====== GIVEN INFORMATION ======

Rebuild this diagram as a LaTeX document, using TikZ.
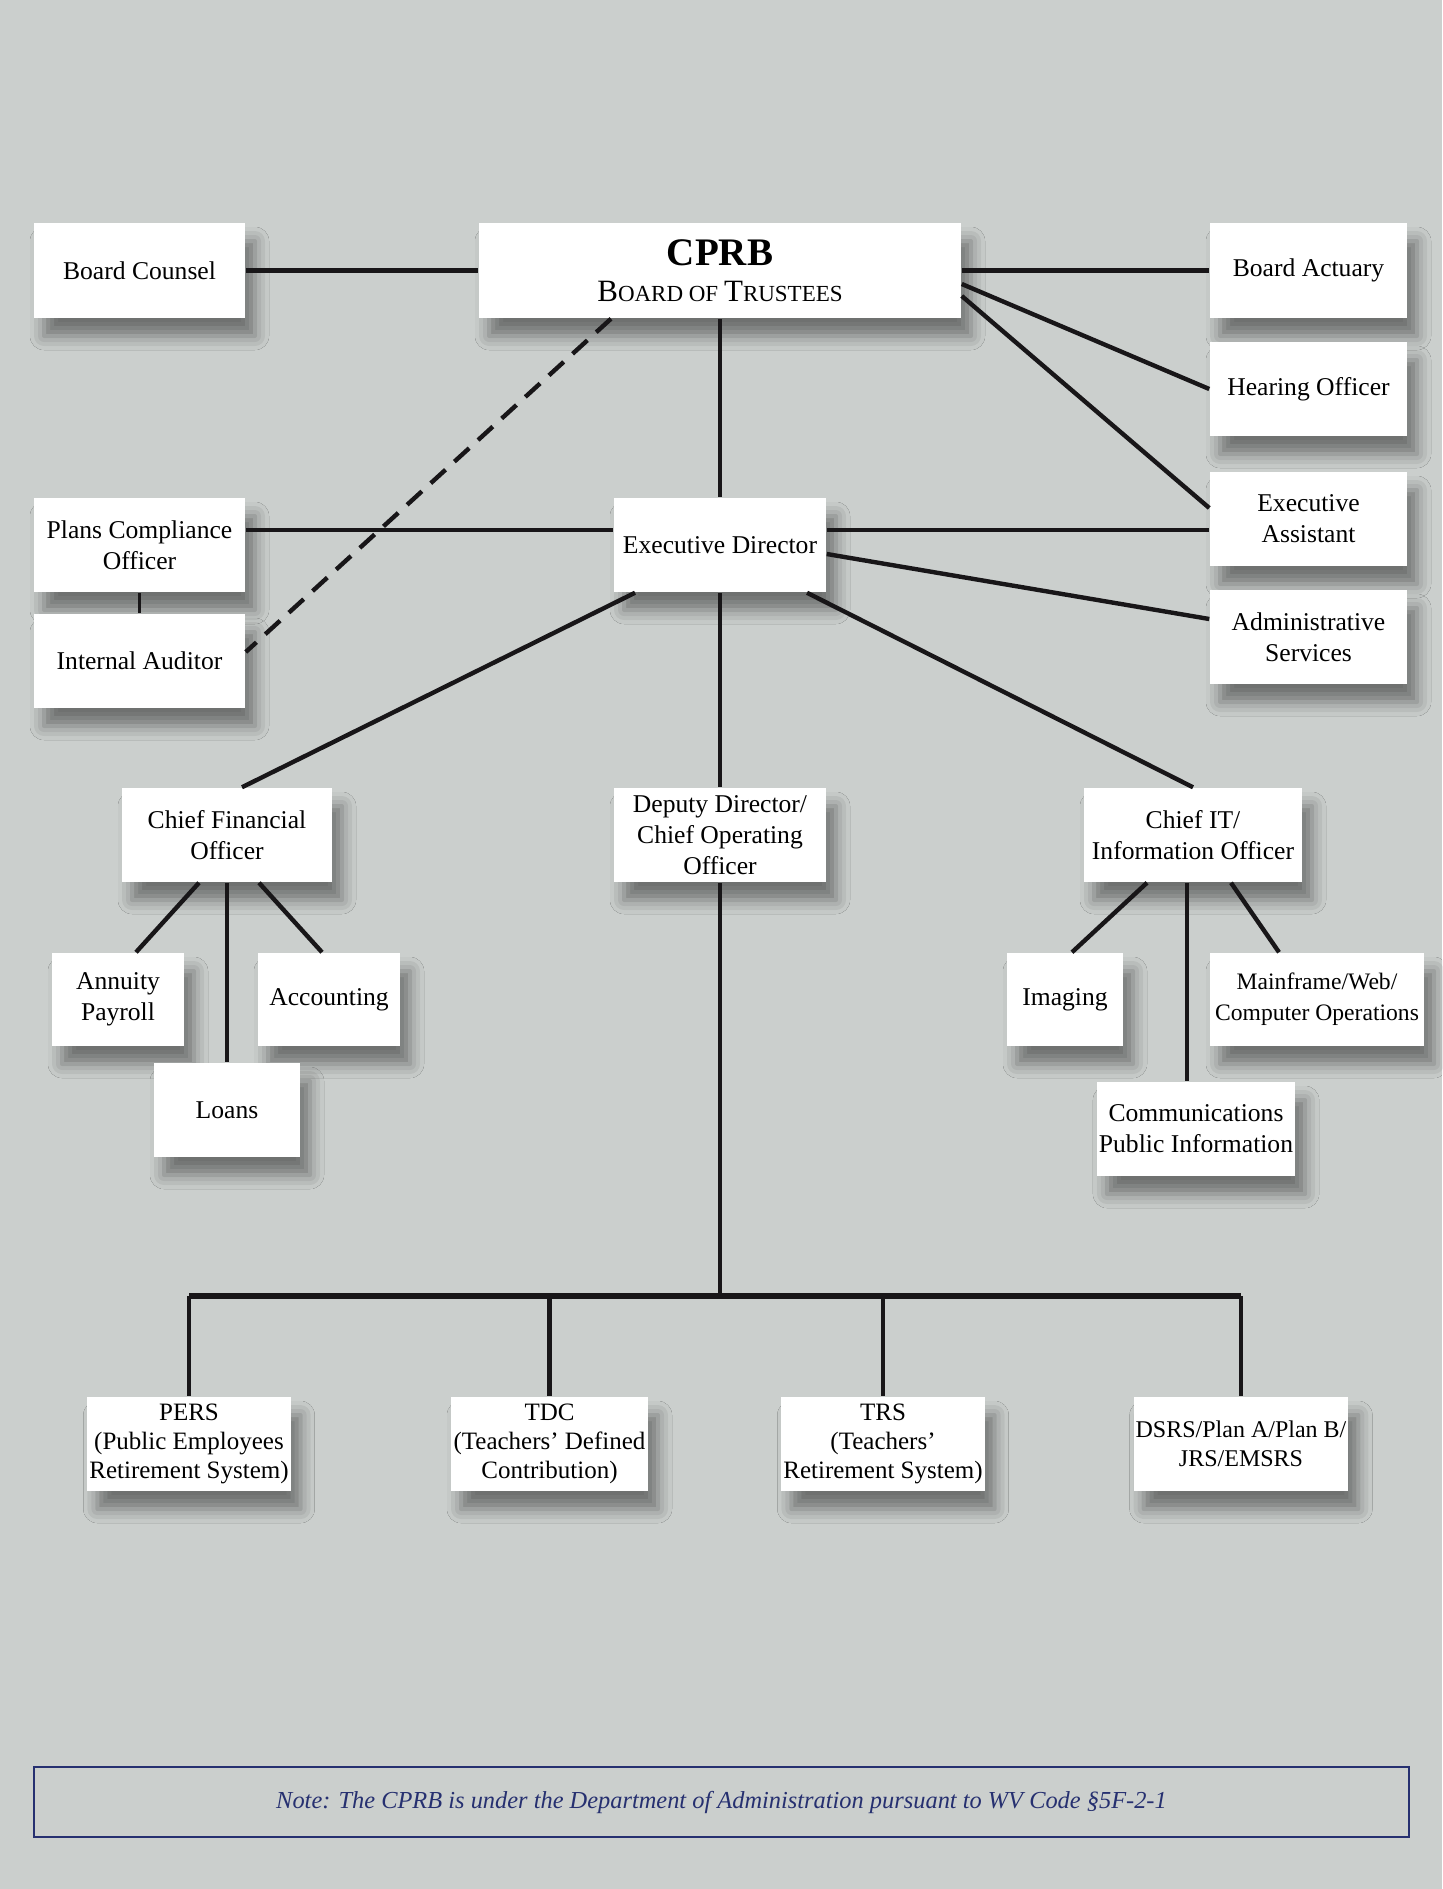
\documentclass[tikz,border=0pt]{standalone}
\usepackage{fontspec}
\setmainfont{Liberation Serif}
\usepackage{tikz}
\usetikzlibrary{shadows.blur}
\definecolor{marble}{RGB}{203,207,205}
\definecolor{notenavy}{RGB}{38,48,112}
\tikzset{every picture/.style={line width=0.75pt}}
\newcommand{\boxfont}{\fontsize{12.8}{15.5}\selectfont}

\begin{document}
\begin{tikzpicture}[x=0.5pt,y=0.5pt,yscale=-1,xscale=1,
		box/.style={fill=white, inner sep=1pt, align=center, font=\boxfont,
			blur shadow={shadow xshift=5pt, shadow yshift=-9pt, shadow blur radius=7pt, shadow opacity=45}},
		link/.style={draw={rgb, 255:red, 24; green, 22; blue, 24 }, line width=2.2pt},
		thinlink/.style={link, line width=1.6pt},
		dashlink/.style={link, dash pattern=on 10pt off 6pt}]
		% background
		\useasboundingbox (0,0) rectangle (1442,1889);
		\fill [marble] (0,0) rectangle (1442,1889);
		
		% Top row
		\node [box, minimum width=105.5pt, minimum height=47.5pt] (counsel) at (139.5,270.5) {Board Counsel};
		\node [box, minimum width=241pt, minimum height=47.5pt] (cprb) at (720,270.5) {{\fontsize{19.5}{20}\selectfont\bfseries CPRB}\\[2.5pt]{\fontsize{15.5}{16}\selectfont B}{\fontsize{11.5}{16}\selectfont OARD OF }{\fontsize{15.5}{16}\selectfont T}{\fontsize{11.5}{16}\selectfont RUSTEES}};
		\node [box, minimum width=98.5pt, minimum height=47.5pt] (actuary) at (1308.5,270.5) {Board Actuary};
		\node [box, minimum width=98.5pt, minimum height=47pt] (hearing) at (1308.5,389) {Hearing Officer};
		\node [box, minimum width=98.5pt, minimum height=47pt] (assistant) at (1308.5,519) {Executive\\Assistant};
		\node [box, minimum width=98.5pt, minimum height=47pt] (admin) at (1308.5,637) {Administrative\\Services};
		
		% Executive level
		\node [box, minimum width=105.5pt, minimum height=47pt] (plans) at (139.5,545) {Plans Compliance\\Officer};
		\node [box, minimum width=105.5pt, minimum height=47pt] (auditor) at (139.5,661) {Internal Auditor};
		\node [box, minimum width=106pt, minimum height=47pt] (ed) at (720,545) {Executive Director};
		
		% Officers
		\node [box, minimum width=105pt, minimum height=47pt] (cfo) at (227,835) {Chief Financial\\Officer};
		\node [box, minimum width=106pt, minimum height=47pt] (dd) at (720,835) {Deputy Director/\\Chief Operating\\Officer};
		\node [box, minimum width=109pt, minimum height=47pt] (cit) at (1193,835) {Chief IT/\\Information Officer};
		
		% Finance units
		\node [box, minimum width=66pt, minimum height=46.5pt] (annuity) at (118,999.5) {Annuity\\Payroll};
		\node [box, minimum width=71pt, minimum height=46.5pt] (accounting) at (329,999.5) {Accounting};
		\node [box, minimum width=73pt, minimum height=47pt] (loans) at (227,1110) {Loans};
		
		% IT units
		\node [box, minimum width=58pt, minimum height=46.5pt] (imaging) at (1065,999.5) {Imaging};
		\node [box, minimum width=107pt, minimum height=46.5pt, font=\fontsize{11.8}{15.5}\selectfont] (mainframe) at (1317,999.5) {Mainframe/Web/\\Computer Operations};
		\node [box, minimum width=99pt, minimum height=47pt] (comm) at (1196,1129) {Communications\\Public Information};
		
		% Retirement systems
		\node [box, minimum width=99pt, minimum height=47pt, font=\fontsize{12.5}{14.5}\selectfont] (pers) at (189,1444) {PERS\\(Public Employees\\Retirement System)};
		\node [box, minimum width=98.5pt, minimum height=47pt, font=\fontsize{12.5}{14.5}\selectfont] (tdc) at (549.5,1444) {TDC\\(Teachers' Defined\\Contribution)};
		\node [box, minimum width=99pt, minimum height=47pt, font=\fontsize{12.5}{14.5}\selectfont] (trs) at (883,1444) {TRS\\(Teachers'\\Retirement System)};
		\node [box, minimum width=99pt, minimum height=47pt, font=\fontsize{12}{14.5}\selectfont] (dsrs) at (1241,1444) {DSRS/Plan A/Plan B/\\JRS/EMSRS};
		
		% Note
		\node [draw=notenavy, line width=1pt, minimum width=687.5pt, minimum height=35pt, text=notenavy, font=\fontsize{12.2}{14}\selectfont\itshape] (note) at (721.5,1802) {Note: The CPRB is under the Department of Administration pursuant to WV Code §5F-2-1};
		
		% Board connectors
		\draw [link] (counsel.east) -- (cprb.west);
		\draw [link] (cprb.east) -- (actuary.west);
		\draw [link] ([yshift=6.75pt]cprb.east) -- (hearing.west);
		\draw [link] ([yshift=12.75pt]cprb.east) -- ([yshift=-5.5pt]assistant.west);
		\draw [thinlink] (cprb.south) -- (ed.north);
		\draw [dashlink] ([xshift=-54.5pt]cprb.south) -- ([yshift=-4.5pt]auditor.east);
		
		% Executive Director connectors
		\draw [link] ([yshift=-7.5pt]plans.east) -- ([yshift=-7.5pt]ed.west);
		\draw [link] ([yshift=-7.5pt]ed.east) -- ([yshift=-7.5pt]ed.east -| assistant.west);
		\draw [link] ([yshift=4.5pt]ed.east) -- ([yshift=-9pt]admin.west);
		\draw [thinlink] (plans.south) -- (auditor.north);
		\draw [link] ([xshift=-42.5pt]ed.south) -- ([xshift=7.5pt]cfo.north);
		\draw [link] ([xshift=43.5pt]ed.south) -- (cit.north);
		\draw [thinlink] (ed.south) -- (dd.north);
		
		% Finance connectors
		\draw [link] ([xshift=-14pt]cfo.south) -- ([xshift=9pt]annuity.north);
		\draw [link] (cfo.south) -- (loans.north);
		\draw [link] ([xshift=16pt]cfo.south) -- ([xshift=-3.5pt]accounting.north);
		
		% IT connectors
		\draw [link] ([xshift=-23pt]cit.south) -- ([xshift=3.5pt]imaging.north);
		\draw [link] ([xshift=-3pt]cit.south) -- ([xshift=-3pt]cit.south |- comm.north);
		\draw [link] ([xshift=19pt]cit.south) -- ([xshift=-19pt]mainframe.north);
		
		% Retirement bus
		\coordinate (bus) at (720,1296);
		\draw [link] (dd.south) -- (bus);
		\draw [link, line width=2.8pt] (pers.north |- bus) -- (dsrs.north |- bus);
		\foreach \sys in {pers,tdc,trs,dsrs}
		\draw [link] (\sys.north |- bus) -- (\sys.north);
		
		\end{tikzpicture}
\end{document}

======

WHAT IS EXPECTED:
Send back the data above word for word, with the pictures left out.

EXERCISE OUTPUT:
Rebuild this diagram as a LaTeX document, using TikZ.
\documentclass[tikz,border=0pt]{standalone}
\usepackage{fontspec}
\setmainfont{Liberation Serif}
\usepackage{tikz}
\usetikzlibrary{shadows.blur}
\definecolor{marble}{RGB}{203,207,205}
\definecolor{notenavy}{RGB}{38,48,112}
\tikzset{every picture/.style={line width=0.75pt}}
\newcommand{\boxfont}{\fontsize{12.8}{15.5}\selectfont}

\begin{document}
\begin{tikzpicture}[x=0.5pt,y=0.5pt,yscale=-1,xscale=1,
		box/.style={fill=white, inner sep=1pt, align=center, font=\boxfont,
			blur shadow={shadow xshift=5pt, shadow yshift=-9pt, shadow blur radius=7pt, shadow opacity=45}},
		link/.style={draw={rgb, 255:red, 24; green, 22; blue, 24 }, line width=2.2pt},
		thinlink/.style={link, line width=1.6pt},
		dashlink/.style={link, dash pattern=on 10pt off 6pt}]
		% background
		\useasboundingbox (0,0) rectangle (1442,1889);
		\fill [marble] (0,0) rectangle (1442,1889);
		
		% Top row
		\node [box, minimum width=105.5pt, minimum height=47.5pt] (counsel) at (139.5,270.5) {Board Counsel};
		\node [box, minimum width=241pt, minimum height=47.5pt] (cprb) at (720,270.5) {{\fontsize{19.5}{20}\selectfont\bfseries CPRB}\\[2.5pt]{\fontsize{15.5}{16}\selectfont B}{\fontsize{11.5}{16}\selectfont OARD OF }{\fontsize{15.5}{16}\selectfont T}{\fontsize{11.5}{16}\selectfont RUSTEES}};
		\node [box, minimum width=98.5pt, minimum height=47.5pt] (actuary) at (1308.5,270.5) {Board Actuary};
		\node [box, minimum width=98.5pt, minimum height=47pt] (hearing) at (1308.5,389) {Hearing Officer};
		\node [box, minimum width=98.5pt, minimum height=47pt] (assistant) at (1308.5,519) {Executive\\Assistant};
		\node [box, minimum width=98.5pt, minimum height=47pt] (admin) at (1308.5,637) {Administrative\\Services};
		
		% Executive level
		\node [box, minimum width=105.5pt, minimum height=47pt] (plans) at (139.5,545) {Plans Compliance\\Officer};
		\node [box, minimum width=105.5pt, minimum height=47pt] (auditor) at (139.5,661) {Internal Auditor};
		\node [box, minimum width=106pt, minimum height=47pt] (ed) at (720,545) {Executive Director};
		
		% Officers
		\node [box, minimum width=105pt, minimum height=47pt] (cfo) at (227,835) {Chief Financial\\Officer};
		\node [box, minimum width=106pt, minimum height=47pt] (dd) at (720,835) {Deputy Director/\\Chief Operating\\Officer};
		\node [box, minimum width=109pt, minimum height=47pt] (cit) at (1193,835) {Chief IT/\\Information Officer};
		
		% Finance units
		\node [box, minimum width=66pt, minimum height=46.5pt] (annuity) at (118,999.5) {Annuity\\Payroll};
		\node [box, minimum width=71pt, minimum height=46.5pt] (accounting) at (329,999.5) {Accounting};
		\node [box, minimum width=73pt, minimum height=47pt] (loans) at (227,1110) {Loans};
		
		% IT units
		\node [box, minimum width=58pt, minimum height=46.5pt] (imaging) at (1065,999.5) {Imaging};
		\node [box, minimum width=107pt, minimum height=46.5pt, font=\fontsize{11.8}{15.5}\selectfont] (mainframe) at (1317,999.5) {Mainframe/Web/\\Computer Operations};
		\node [box, minimum width=99pt, minimum height=47pt] (comm) at (1196,1129) {Communications\\Public Information};
		
		% Retirement systems
		\node [box, minimum width=99pt, minimum height=47pt, font=\fontsize{12.5}{14.5}\selectfont] (pers) at (189,1444) {PERS\\(Public Employees\\Retirement System)};
		\node [box, minimum width=98.5pt, minimum height=47pt, font=\fontsize{12.5}{14.5}\selectfont] (tdc) at (549.5,1444) {TDC\\(Teachers' Defined\\Contribution)};
		\node [box, minimum width=99pt, minimum height=47pt, font=\fontsize{12.5}{14.5}\selectfont] (trs) at (883,1444) {TRS\\(Teachers'\\Retirement System)};
		\node [box, minimum width=99pt, minimum height=47pt, font=\fontsize{12}{14.5}\selectfont] (dsrs) at (1241,1444) {DSRS/Plan A/Plan B/\\JRS/EMSRS};
		
		% Note
		\node [draw=notenavy, line width=1pt, minimum width=687.5pt, minimum height=35pt, text=notenavy, font=\fontsize{12.2}{14}\selectfont\itshape] (note) at (721.5,1802) {Note: The CPRB is under the Department of Administration pursuant to WV Code §5F-2-1};
		
		% Board connectors
		\draw [link] (counsel.east) -- (cprb.west);
		\draw [link] (cprb.east) -- (actuary.west);
		\draw [link] ([yshift=6.75pt]cprb.east) -- (hearing.west);
		\draw [link] ([yshift=12.75pt]cprb.east) -- ([yshift=-5.5pt]assistant.west);
		\draw [thinlink] (cprb.south) -- (ed.north);
		\draw [dashlink] ([xshift=-54.5pt]cprb.south) -- ([yshift=-4.5pt]auditor.east);
		
		% Executive Director connectors
		\draw [link] ([yshift=-7.5pt]plans.east) -- ([yshift=-7.5pt]ed.west);
		\draw [link] ([yshift=-7.5pt]ed.east) -- ([yshift=-7.5pt]ed.east -| assistant.west);
		\draw [link] ([yshift=4.5pt]ed.east) -- ([yshift=-9pt]admin.west);
		\draw [thinlink] (plans.south) -- (auditor.north);
		\draw [link] ([xshift=-42.5pt]ed.south) -- ([xshift=7.5pt]cfo.north);
		\draw [link] ([xshift=43.5pt]ed.south) -- (cit.north);
		\draw [thinlink] (ed.south) -- (dd.north);
		
		% Finance connectors
		\draw [link] ([xshift=-14pt]cfo.south) -- ([xshift=9pt]annuity.north);
		\draw [link] (cfo.south) -- (loans.north);
		\draw [link] ([xshift=16pt]cfo.south) -- ([xshift=-3.5pt]accounting.north);
		
		% IT connectors
		\draw [link] ([xshift=-23pt]cit.south) -- ([xshift=3.5pt]imaging.north);
		\draw [link] ([xshift=-3pt]cit.south) -- ([xshift=-3pt]cit.south |- comm.north);
		\draw [link] ([xshift=19pt]cit.south) -- ([xshift=-19pt]mainframe.north);
		
		% Retirement bus
		\coordinate (bus) at (720,1296);
		\draw [link] (dd.south) -- (bus);
		\draw [link, line width=2.8pt] (pers.north |- bus) -- (dsrs.north |- bus);
		\foreach \sys in {pers,tdc,trs,dsrs}
		\draw [link] (\sys.north |- bus) -- (\sys.north);
		
		\end{tikzpicture}
\end{document}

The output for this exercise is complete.